[What is being asked] Of the records that follow, copy only the lines from the line containing "Give me the TikZ source for this diagram." to the line containing "(ev3) at (576.7,202.7)", both included, exactly as written.

[Excerpted data]

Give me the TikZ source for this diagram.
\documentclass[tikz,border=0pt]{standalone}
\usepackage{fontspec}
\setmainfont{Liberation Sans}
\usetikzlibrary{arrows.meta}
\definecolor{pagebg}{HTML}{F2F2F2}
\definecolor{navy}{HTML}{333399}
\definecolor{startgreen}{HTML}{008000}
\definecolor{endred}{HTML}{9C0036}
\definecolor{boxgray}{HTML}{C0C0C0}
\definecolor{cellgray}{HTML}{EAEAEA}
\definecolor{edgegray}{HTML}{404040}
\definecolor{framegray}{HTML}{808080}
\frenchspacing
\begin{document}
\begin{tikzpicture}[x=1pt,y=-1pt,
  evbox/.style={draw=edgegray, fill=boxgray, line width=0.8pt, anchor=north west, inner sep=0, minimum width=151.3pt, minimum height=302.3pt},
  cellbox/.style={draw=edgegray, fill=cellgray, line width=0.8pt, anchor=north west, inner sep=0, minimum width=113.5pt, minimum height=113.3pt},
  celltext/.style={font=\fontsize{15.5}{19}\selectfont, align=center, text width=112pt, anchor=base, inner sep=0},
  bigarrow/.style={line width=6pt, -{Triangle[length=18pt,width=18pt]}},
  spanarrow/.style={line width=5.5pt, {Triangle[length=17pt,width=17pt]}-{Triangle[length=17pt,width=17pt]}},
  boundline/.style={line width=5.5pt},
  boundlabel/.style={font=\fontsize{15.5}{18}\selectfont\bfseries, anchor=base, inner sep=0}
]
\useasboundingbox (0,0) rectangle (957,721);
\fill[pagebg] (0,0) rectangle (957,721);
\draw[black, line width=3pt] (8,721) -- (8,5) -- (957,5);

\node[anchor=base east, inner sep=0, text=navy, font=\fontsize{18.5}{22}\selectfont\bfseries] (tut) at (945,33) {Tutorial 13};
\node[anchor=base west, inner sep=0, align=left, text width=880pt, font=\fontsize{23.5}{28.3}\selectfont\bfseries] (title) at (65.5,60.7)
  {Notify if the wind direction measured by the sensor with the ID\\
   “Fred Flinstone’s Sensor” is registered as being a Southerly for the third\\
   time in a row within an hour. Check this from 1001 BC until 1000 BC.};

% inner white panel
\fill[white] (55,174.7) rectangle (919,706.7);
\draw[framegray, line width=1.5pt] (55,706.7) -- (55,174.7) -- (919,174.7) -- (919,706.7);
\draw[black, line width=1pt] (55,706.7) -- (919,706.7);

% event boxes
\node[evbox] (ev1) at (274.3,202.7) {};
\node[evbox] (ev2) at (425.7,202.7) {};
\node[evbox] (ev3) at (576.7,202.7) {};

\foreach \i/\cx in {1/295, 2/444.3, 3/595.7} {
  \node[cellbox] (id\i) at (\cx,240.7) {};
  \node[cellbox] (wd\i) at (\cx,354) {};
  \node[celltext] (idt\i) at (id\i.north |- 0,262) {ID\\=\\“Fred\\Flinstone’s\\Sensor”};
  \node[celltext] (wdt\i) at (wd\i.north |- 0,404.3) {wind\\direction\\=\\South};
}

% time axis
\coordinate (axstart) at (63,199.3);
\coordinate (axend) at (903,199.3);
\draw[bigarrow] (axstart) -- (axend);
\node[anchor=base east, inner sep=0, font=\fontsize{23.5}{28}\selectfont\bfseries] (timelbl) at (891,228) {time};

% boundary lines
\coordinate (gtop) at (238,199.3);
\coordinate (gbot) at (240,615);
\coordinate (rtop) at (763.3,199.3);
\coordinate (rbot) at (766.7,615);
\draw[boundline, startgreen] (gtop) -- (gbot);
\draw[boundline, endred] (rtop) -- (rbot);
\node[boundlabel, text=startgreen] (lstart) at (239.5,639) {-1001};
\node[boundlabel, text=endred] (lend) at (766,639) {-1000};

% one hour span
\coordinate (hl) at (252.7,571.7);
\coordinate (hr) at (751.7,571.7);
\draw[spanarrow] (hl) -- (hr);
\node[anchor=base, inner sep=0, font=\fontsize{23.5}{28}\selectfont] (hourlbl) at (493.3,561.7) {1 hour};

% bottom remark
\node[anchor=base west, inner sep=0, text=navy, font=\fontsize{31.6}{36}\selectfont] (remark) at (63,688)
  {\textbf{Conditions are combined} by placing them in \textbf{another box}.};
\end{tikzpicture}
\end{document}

---

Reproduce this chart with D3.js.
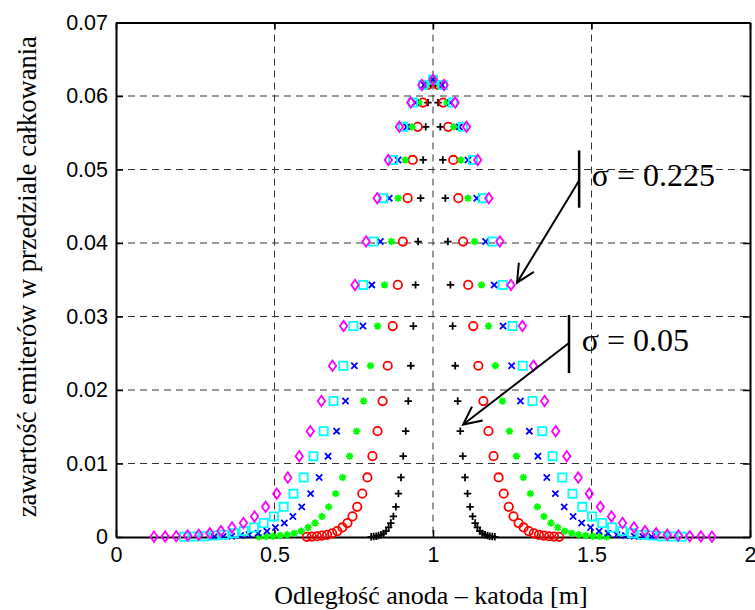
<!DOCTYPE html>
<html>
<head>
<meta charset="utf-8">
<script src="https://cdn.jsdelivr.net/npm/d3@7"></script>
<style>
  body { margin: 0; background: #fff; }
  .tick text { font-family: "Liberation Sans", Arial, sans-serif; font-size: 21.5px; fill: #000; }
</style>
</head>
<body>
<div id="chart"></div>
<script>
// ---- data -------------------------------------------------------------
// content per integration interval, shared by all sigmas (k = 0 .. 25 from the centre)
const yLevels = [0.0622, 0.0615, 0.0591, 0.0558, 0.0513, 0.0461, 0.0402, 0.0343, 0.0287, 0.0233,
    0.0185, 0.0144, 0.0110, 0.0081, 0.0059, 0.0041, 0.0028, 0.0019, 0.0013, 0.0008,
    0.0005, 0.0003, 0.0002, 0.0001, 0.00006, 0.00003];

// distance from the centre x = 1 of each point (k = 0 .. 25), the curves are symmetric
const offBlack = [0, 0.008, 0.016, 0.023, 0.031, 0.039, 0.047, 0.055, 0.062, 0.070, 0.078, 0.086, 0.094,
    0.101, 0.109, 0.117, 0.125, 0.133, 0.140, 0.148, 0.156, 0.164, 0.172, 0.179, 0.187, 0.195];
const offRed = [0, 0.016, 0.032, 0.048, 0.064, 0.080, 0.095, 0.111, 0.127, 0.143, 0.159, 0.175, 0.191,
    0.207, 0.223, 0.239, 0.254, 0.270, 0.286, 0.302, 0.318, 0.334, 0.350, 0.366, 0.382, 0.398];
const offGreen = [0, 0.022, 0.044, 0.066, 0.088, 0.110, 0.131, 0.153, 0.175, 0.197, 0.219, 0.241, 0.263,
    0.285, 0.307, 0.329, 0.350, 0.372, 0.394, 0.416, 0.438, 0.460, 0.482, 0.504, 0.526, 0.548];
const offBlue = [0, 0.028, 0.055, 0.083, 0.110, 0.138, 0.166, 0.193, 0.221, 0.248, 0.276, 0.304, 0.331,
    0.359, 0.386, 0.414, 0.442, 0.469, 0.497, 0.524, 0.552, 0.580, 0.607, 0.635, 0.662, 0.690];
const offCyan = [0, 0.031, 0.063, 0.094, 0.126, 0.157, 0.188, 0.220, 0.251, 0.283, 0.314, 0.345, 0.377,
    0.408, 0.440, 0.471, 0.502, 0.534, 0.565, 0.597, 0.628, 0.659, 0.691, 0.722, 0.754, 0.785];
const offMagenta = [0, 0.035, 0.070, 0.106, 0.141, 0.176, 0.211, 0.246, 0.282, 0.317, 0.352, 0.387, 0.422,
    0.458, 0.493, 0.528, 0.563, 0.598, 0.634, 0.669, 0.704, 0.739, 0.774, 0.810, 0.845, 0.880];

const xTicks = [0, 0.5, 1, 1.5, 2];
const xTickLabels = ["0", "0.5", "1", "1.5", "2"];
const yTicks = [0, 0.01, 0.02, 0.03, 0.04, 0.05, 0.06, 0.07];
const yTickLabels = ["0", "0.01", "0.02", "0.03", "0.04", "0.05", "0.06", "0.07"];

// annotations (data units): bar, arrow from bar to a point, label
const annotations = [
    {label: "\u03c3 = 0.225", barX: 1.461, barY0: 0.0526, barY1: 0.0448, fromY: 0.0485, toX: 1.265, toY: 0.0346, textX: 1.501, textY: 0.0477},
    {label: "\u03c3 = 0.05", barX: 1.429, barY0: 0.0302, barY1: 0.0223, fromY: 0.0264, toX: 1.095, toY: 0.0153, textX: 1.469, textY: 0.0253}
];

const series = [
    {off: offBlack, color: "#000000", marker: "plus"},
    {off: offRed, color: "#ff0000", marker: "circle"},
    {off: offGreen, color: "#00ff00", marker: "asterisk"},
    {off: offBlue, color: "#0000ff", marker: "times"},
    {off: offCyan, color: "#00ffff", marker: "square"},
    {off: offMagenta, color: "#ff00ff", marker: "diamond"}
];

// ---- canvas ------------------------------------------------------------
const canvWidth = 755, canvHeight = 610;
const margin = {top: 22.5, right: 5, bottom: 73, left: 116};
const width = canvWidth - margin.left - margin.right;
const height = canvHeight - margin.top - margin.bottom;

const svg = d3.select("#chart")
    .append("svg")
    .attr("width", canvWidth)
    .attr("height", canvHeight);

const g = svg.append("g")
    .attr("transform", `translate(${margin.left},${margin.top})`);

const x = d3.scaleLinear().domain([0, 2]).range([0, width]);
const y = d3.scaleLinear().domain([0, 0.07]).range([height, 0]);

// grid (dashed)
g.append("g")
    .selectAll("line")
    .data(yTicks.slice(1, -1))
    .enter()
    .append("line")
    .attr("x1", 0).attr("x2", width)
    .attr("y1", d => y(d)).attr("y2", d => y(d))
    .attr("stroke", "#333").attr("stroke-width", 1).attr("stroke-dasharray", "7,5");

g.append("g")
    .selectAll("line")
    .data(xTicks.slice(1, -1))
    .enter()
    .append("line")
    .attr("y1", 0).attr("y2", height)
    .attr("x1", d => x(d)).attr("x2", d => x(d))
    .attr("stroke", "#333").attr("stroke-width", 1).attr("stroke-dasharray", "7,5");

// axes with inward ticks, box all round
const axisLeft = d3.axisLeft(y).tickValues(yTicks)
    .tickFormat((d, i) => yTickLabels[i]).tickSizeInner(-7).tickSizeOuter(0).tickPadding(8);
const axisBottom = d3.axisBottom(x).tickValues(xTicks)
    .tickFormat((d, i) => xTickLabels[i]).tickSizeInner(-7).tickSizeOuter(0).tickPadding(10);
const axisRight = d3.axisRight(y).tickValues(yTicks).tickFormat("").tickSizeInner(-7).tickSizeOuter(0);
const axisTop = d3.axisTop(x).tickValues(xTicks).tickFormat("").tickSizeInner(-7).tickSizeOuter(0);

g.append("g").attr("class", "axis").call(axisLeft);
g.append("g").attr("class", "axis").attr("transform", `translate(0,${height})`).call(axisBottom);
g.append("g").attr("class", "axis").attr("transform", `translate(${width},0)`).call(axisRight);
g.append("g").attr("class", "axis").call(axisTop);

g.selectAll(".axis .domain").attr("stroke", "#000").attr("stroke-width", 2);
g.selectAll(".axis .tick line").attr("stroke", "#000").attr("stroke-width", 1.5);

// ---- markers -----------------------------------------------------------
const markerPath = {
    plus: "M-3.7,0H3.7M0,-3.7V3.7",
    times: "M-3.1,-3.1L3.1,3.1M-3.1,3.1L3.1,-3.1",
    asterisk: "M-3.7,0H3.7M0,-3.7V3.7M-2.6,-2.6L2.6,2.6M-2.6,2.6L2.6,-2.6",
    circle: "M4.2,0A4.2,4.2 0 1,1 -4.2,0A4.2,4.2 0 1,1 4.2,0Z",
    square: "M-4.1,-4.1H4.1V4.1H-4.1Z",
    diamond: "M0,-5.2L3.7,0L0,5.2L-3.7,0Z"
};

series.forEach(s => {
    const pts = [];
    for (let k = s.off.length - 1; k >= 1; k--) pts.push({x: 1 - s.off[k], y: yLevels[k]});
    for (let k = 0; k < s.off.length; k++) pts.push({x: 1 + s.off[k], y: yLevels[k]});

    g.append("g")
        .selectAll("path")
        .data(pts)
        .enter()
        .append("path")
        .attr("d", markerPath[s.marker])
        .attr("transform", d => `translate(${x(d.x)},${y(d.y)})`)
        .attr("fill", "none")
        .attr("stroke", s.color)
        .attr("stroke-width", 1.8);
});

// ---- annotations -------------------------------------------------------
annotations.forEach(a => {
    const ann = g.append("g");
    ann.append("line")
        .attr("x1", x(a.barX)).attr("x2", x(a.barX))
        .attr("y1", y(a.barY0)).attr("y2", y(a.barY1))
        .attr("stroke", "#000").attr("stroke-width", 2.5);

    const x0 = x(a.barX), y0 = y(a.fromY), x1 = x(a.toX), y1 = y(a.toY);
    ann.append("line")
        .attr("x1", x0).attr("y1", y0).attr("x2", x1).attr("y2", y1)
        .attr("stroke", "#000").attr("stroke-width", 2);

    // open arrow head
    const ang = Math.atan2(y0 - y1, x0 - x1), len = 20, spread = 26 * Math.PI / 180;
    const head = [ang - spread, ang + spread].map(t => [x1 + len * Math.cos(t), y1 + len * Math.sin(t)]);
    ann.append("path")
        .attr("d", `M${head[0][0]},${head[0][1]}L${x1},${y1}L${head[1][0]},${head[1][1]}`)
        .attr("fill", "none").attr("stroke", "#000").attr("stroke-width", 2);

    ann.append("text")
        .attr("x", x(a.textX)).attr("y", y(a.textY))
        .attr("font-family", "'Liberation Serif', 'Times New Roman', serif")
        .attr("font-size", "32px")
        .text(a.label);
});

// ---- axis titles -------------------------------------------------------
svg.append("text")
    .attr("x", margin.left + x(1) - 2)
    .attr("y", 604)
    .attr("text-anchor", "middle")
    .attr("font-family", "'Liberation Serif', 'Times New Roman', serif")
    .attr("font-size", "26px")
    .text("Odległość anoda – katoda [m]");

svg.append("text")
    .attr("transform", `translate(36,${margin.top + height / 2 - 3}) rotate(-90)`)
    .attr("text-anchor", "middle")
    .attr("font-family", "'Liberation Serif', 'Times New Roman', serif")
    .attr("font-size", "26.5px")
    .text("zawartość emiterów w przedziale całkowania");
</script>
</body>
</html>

* * *

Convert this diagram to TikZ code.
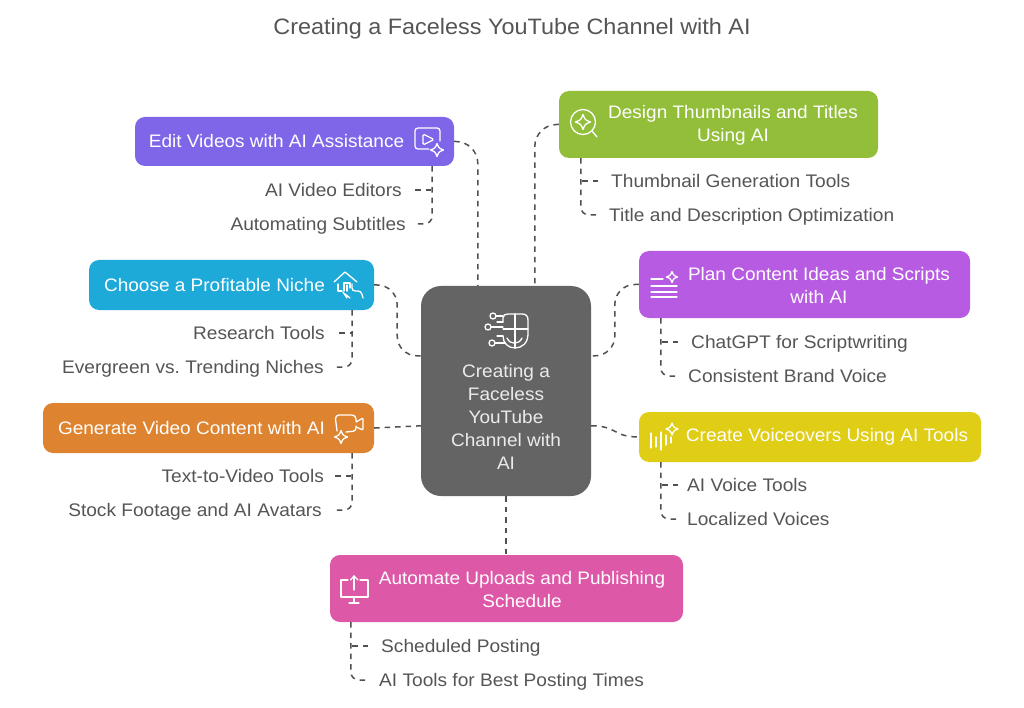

[Answer to the task]
Give me the TikZ source for this diagram.
\documentclass[tikz,border=0pt]{standalone}
\usepackage{fontspec}
\setmainfont{Liberation Sans}
\usetikzlibrary{arrows.meta}
\definecolor{pagebg}{HTML}{F2F2F2}
\definecolor{navy}{HTML}{333399}
\definecolor{startgreen}{HTML}{008000}
\definecolor{endred}{HTML}{9C0036}
\definecolor{boxgray}{HTML}{C0C0C0}
\definecolor{cellgray}{HTML}{EAEAEA}
\definecolor{edgegray}{HTML}{404040}
\definecolor{framegray}{HTML}{808080}
\frenchspacing
\begin{document}
\begin{tikzpicture}[x=1pt,y=-1pt,
  evbox/.style={draw=edgegray, fill=boxgray, line width=0.8pt, anchor=north west, inner sep=0, minimum width=151.3pt, minimum height=302.3pt},
  cellbox/.style={draw=edgegray, fill=cellgray, line width=0.8pt, anchor=north west, inner sep=0, minimum width=113.5pt, minimum height=113.3pt},
  celltext/.style={font=\fontsize{15.5}{19}\selectfont, align=center, text width=112pt, anchor=base, inner sep=0},
  bigarrow/.style={line width=6pt, -{Triangle[length=18pt,width=18pt]}},
  spanarrow/.style={line width=5.5pt, {Triangle[length=17pt,width=17pt]}-{Triangle[length=17pt,width=17pt]}},
  boundline/.style={line width=5.5pt},
  boundlabel/.style={font=\fontsize{15.5}{18}\selectfont\bfseries, anchor=base, inner sep=0}
]
\useasboundingbox (0,0) rectangle (957,721);
\fill[pagebg] (0,0) rectangle (957,721);
\draw[black, line width=3pt] (8,721) -- (8,5) -- (957,5);

\node[anchor=base east, inner sep=0, text=navy, font=\fontsize{18.5}{22}\selectfont\bfseries] (tut) at (945,33) {Tutorial 13};
\node[anchor=base west, inner sep=0, align=left, text width=880pt, font=\fontsize{23.5}{28.3}\selectfont\bfseries] (title) at (65.5,60.7)
  {Notify if the wind direction measured by the sensor with the ID\\
   “Fred Flinstone’s Sensor” is registered as being a Southerly for the third\\
   time in a row within an hour. Check this from 1001 BC until 1000 BC.};

% inner white panel
\fill[white] (55,174.7) rectangle (919,706.7);
\draw[framegray, line width=1.5pt] (55,706.7) -- (55,174.7) -- (919,174.7) -- (919,706.7);
\draw[black, line width=1pt] (55,706.7) -- (919,706.7);

% event boxes
\node[evbox] (ev1) at (274.3,202.7) {};
\node[evbox] (ev2) at (425.7,202.7) {};
\node[evbox] (ev3) at (576.7,202.7) {};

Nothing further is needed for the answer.